We use Bloxx at my place of work - I would never call it cheap - not sure how their pricing model works but last quote we had for their new equipment was over £15k. The box has a tendency to 'reset' itself and lose some settings ocassionally too. It's crap at blocking proxy websites too. Not sure how the new one copes (as I explained their costs are huge and we decided not to bother just yet) but supposedly it is better.
 
Bloxx for 500odd users for us was quoted at about 5k for 2x TVT-500 appliances I think , Ironport was something like 15k but i swear i heard the guy say that was for only 250 users, can't be right. Will have to find out how much the bluecoat renewal was as I can't remember

Only been trialling the bloxx for a couple of weeks and I've only had a quick play.
 
Bloxx for 500odd users for us was quoted at about 5k for 2x TVT-500 appliances I think , Ironport was something like 15k but i swear i heard the guy say that was for only 250 users, can't be right. Will have to find out how much the bluecoat renewal was as I can't remember

Only been trialling the bloxx for a couple of weeks and I've only had a quick play.

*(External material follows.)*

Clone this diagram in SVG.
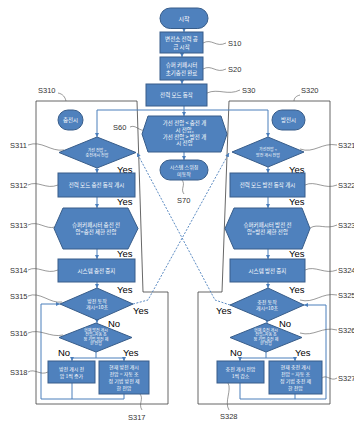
<svg xmlns="http://www.w3.org/2000/svg" width="354" height="423" viewBox="0 0 354 423">
<defs>
<marker id="ah" viewBox="0 0 6 6" refX="6" refY="3" markerWidth="4" markerHeight="4" orient="auto" markerUnits="userSpaceOnUse"><path d="M0,0 L6,3 L0,6 z" fill="#4A7EBB"/></marker>
<style>
.n{fill:#4F81BD;stroke:#385D8A;stroke-width:1}
.t{fill:#fff;font-family:"Noto Sans CJK KR","Noto Sans",sans-serif;text-anchor:middle}
.s55{font-size:5.5px}.s5{font-size:5px}.s4{font-size:4px}.s6{font-size:6px}
.c{fill:none;stroke:#4A7EBB;stroke-width:1}
.a{marker-end:url(#ah)}
.d{fill:none;stroke:#4A7EBB;stroke-width:0.9;stroke-dasharray:2 1.5}
.o{fill:none;stroke:#404040;stroke-width:0.8}
.l{fill:none;stroke:#555;stroke-width:0.6}
.lb{fill:#333;font-family:"Liberation Sans",Arial,sans-serif;font-size:7.5px}
.yn{fill:#000;font-family:"Liberation Sans",Arial,sans-serif;font-size:9.5px}
</style>
</defs>
<rect width="354" height="423" fill="#fff"/>
<g id="outlines">
<path class="o" d="M36,101 H137 L143,292 H168 V404 H36 Z"/>
<path class="o" d="M229,101 H330 V404 H198 V292 H222 Z"/>
</g>
<g id="connectors">
<path class="c a" d="M184,29 V32"/>
<path class="c a" d="M182,53 V57"/>
<path class="c a" d="M182,80 V84"/>
<path class="c a" d="M184,106 V116"/>
<path class="c" d="M97,110 H268"/>
<path class="c a" d="M97,110 V137"/>
<path class="c a" d="M268,110 V137"/>
<path class="c a" d="M184,152 V160"/>
<path class="c a" d="M97,168 V173"/>
<path class="c a" d="M97,197 V208"/>
<path class="c a" d="M97,249 V259"/>
<path class="c a" d="M97,282 V288"/>
<path class="c a" d="M97,320 V323"/>
<path class="c" d="M96,352 V358 M72,358 H124"/>
<path class="c a" d="M72,358 V361"/>
<path class="c a" d="M124,358 V361"/>
<path class="c" d="M72,383 V399 M124,394 V399 M41,399 H124"/>
<path class="c a" d="M41,399 V304 H60"/>
<path class="c a" d="M268,167 V173"/>
<path class="c a" d="M268,197 V208"/>
<path class="c a" d="M268,249 V259"/>
<path class="c a" d="M268,282 V288"/>
<path class="c a" d="M267,321 V323"/>
<path class="c" d="M266,352 V358 M240,358 H295"/>
<path class="c a" d="M240,358 V361"/>
<path class="c a" d="M295,358 V361"/>
<path class="c" d="M240,383 V399 M295,394 V399 M240,399 H326"/>
<path class="c a" d="M326,399 V305 H304"/>
<path class="d a" d="M133,304 L148,300 L229,153"/>
<path class="d a" d="M230,305 L215,300 L137,153"/>
</g>
<g id="leaders">
<path class="l" d="M203,43 C212,38 216,48 226,43"/>
<path class="l" d="M203,69 C212,64 216,74 226,69"/>
<path class="l" d="M207,93 C218,88 228,96 240,90"/>
<path class="l" d="M58,93 C63,94 65,97 66,101"/>
<path class="l" d="M300,95 C296,96 294,98 294,101"/>
<path class="l" d="M130,127 C136,124 139,132 146,130"/>
<path class="l" d="M182,180 C186,185 180,189 184,194"/>
<path class="l" d="M28,145 C42,140 50,152 64,150"/>
<path class="l" d="M28,185 C38,180 46,190 58,185"/>
<path class="l" d="M28,225 C38,220 46,230 55,227"/>
<path class="l" d="M28,270 C38,265 46,275 58,270"/>
<path class="l" d="M28,296 C40,291 50,304 62,302"/>
<path class="l" d="M28,333 C40,328 50,338 63,335"/>
<path class="l" d="M28,372 C35,368 40,376 48,372"/>
<path class="l" d="M140,394 C144,399 138,404 142,410"/>
<path class="l" d="M300,149 C314,154 322,142 337,145"/>
<path class="l" d="M305,185 C315,180 325,190 337,185"/>
<path class="l" d="M310,228 C318,223 326,230 337,225"/>
<path class="l" d="M305,270 C315,265 325,275 337,270"/>
<path class="l" d="M300,300 C314,304 322,292 337,295"/>
<path class="l" d="M300,333 C314,337 322,326 337,330"/>
<path class="l" d="M322,378 C327,374 331,382 337,378"/>
<path class="l" d="M228,383 C232,390 224,402 229,410"/>
</g>
<g id="labels">
<text class="lb" x="228" y="46">S10</text>
<text class="lb" x="228" y="72">S20</text>
<text class="lb" x="242" y="93">S30</text>
<text class="lb" x="38" y="93">S310</text>
<text class="lb" x="301" y="93">S320</text>
<text class="lb" x="113" y="130">S60</text>
<text class="lb" x="177" y="203">S70</text>
<text class="lb" x="10" y="148">S311</text>
<text class="lb" x="10" y="188">S312</text>
<text class="lb" x="10" y="228">S313</text>
<text class="lb" x="10" y="273">S314</text>
<text class="lb" x="10" y="299">S315</text>
<text class="lb" x="10" y="336">S316</text>
<text class="lb" x="10" y="375">S318</text>
<text class="lb" x="128" y="420">S317</text>
<text class="lb" x="338" y="148">S321</text>
<text class="lb" x="338" y="188">S322</text>
<text class="lb" x="338" y="228">S323</text>
<text class="lb" x="338" y="273">S324</text>
<text class="lb" x="338" y="298">S325</text>
<text class="lb" x="338" y="333">S326</text>
<text class="lb" x="338" y="381">S327</text>
<text class="lb" x="220" y="419">S328</text>
<text class="yn" x="117" y="173">Yes</text>
<text class="yn" x="117" y="205">Yes</text>
<text class="yn" x="117" y="257">Yes</text>
<text class="yn" x="117" y="293">Yes</text>
<text class="yn" x="133" y="314">Yes</text>
<text class="yn" x="108" y="327">No</text>
<text class="yn" x="58" y="356">No</text>
<text class="yn" x="123" y="356">Yes</text>
<text class="yn" x="289" y="173">Yes</text>
<text class="yn" x="289" y="205">Yes</text>
<text class="yn" x="289" y="257">Yes</text>
<text class="yn" x="289" y="293">Yes</text>
<text class="yn" x="216" y="314">Yes</text>
<text class="yn" x="279" y="327">No</text>
<text class="yn" x="230" y="356">No</text>
<text class="yn" x="295" y="356">Yes</text>
</g>
<g id="start"><rect class="n" x="160" y="8" width="48" height="20.5" rx="10.25"/><text class="t s6" x="184" y="20.5">시작</text></g>
<g id="S10"><rect class="n" x="160" y="32" width="43" height="21"/><text class="t s55" x="181.5" y="40.5">변전소 전력 공</text><text class="t s55" x="181.5" y="48.5">급 시작</text></g>
<g id="S20"><rect class="n" x="160" y="57" width="43" height="23"/><text class="t s55" x="181.5" y="66.5">슈퍼 커패시터</text><text class="t s55" x="181.5" y="74.5">초기충전 완료</text></g>
<g id="S30"><rect class="n" x="146" y="84" width="61" height="22"/><text class="t s55" x="176.5" y="97">전력 모드 동작</text></g>
<g id="S60"><polygon class="n" points="142,134 148,116 221,116 227,134 221,152 148,152"/><text class="t s55" x="184.5" y="125">가선 전압 &lt; 충전 개</text><text class="t s55" x="184.5" y="131.5">시 전압,</text><text class="t s55" x="184.5" y="138.5">가선 전압 &gt; 방전 개</text><text class="t s55" x="184.5" y="145">시 전압</text></g>
<g id="S70"><rect class="n" x="160" y="160" width="48" height="20" rx="10"/><text class="t s5" x="184" y="168.5">시스템 스위칭</text><text class="t s5" x="184" y="175.5">미동작</text></g>
<g id="charge"><rect class="n" x="58" y="110" width="25" height="20" rx="10"/><text class="t s55" x="70.5" y="122">충전시</text></g>
<g id="S311"><polygon class="n" points="59,152.5 97,137 136,152.5 97,168"/><text class="t s4" x="97" y="151.5">가선 전압 &gt;</text><text class="t s4" x="97" y="157">충전개시 전압</text></g>
<g id="S312"><rect class="n" x="58" y="173" width="77" height="24"/><text class="t s55" x="96.5" y="187">전력 모드 충전 동작 개시</text></g>
<g id="S313"><polygon class="n" points="54,228.5 63,208 128,208 138,228.5 128,249 63,249"/><text class="t s55" x="96" y="226.5">슈퍼커패시터 충전 전</text><text class="t s55" x="96" y="233.5">압=충전 제한 전압</text></g>
<g id="S314"><rect class="n" x="58" y="259" width="77" height="23"/><text class="t s55" x="96.5" y="272.5">시스템 충전 중지</text></g>
<g id="S315"><polygon class="n" points="60,304 97,288 133,304 97,320"/><text class="t s5" x="97" y="302.5">방전 동작</text><text class="t s5" x="97" y="309">개시&lt;10초</text></g>
<g id="S316"><polygon class="n" points="59,337.5 96,323 132,337.5 96,352"/><text class="t s4" x="96" y="331.5">현재 방전 개시</text><text class="t s4" x="96" y="336">전압=자동 조</text><text class="t s4" x="96" y="340.5">정 기법 방전 제</text><text class="t s4" x="96" y="345">한 전압</text></g>
<g id="S318"><rect class="n" x="48" y="361" width="47" height="22"/><text class="t s5" x="71.5" y="370.5">방전 개시 전</text><text class="t s5" x="71.5" y="377.5">압 1씩 증가</text></g>
<g id="S317"><rect class="n" x="99" y="361" width="50" height="33"/><text class="t s5" x="124" y="369">현재 방전 개시</text><text class="t s5" x="124" y="376">전압 = 자동 조</text><text class="t s5" x="124" y="383">정 기법 방전 제</text><text class="t s5" x="124" y="390">한 전압</text></g>
<g id="discharge"><rect class="n" x="272" y="110" width="33" height="20" rx="10"/><text class="t s55" x="288.5" y="122">방전시</text></g>
<g id="S321"><polygon class="n" points="232,152 268,137 304,152 268,167"/><text class="t s4" x="268" y="151">가선전압 &lt;</text><text class="t s4" x="268" y="156.5">방전 개시 전압</text></g>
<g id="S322"><rect class="n" x="230" y="173" width="75" height="24"/><text class="t s55" x="267.5" y="187">전력 모드 방전 동작 개시</text></g>
<g id="S323"><polygon class="n" points="225,228.5 234,208 302,208 310,228.5 302,249 234,249"/><text class="t s55" x="267.5" y="226.5">슈퍼커패시터 방전 전</text><text class="t s55" x="267.5" y="233.5">압=방전 제한 전압</text></g>
<g id="S324"><rect class="n" x="230" y="259" width="75" height="23"/><text class="t s55" x="267.5" y="272.5">시스템 방전 중지</text></g>
<g id="S325"><polygon class="n" points="230,305 268,288 304,305 268,321"/><text class="t s5" x="267" y="303.5">충전 동작</text><text class="t s5" x="267" y="310">개시&lt;10초</text></g>
<g id="S326"><polygon class="n" points="230,337.5 266,323 302,337.5 266,352"/><text class="t s4" x="266" y="331.5">현재 충전 개시</text><text class="t s4" x="266" y="336">전압=자동 조</text><text class="t s4" x="266" y="340.5">정 기법 충전 제</text><text class="t s4" x="266" y="345">한 전압</text></g>
<g id="S328"><rect class="n" x="217" y="361" width="47" height="22"/><text class="t s5" x="240.5" y="370.5">충전 개시 전압</text><text class="t s5" x="240.5" y="377.5">1씩 감소</text></g>
<g id="S327"><rect class="n" x="269" y="361" width="53" height="33"/><text class="t s5" x="295.5" y="369">현재 충전 개시</text><text class="t s5" x="295.5" y="376">전압 = 자동 조</text><text class="t s5" x="295.5" y="383">정 기법 충전 제</text><text class="t s5" x="295.5" y="390">한 전압</text></g>
</svg>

I'd be interested to know how you get on with Bloxx if you could keep me updated...We have substantially more than 500 users - around 5500, although perhaps only 1k concurrently. I believe the quote was £17k - ish.. I'd have to double check exactly what it was for.
 
aye the place I'm at now is a tiddler :)

Our quote also includes other stuff, due to history our network is actually supported and managed by an external company.
 
It's around 200-250 users, so not massive by any stretch, but certainly not SOHO size. As I say, there isn't really a budget, the whole IT infrastructure is getting an upgrade, and as such it is just being lumped in with the costings for everthing else (current sat at around £75-80,000, and have up to around £100,000 to spend, so unless it's going to cost £20,000, there isn't a problem).
 
Chicco, do you run it on a native box or in a vm?

I'm currently configuring squidnt for a client of mine with logging etc using sarg and this sounds like a really nice all in one solution.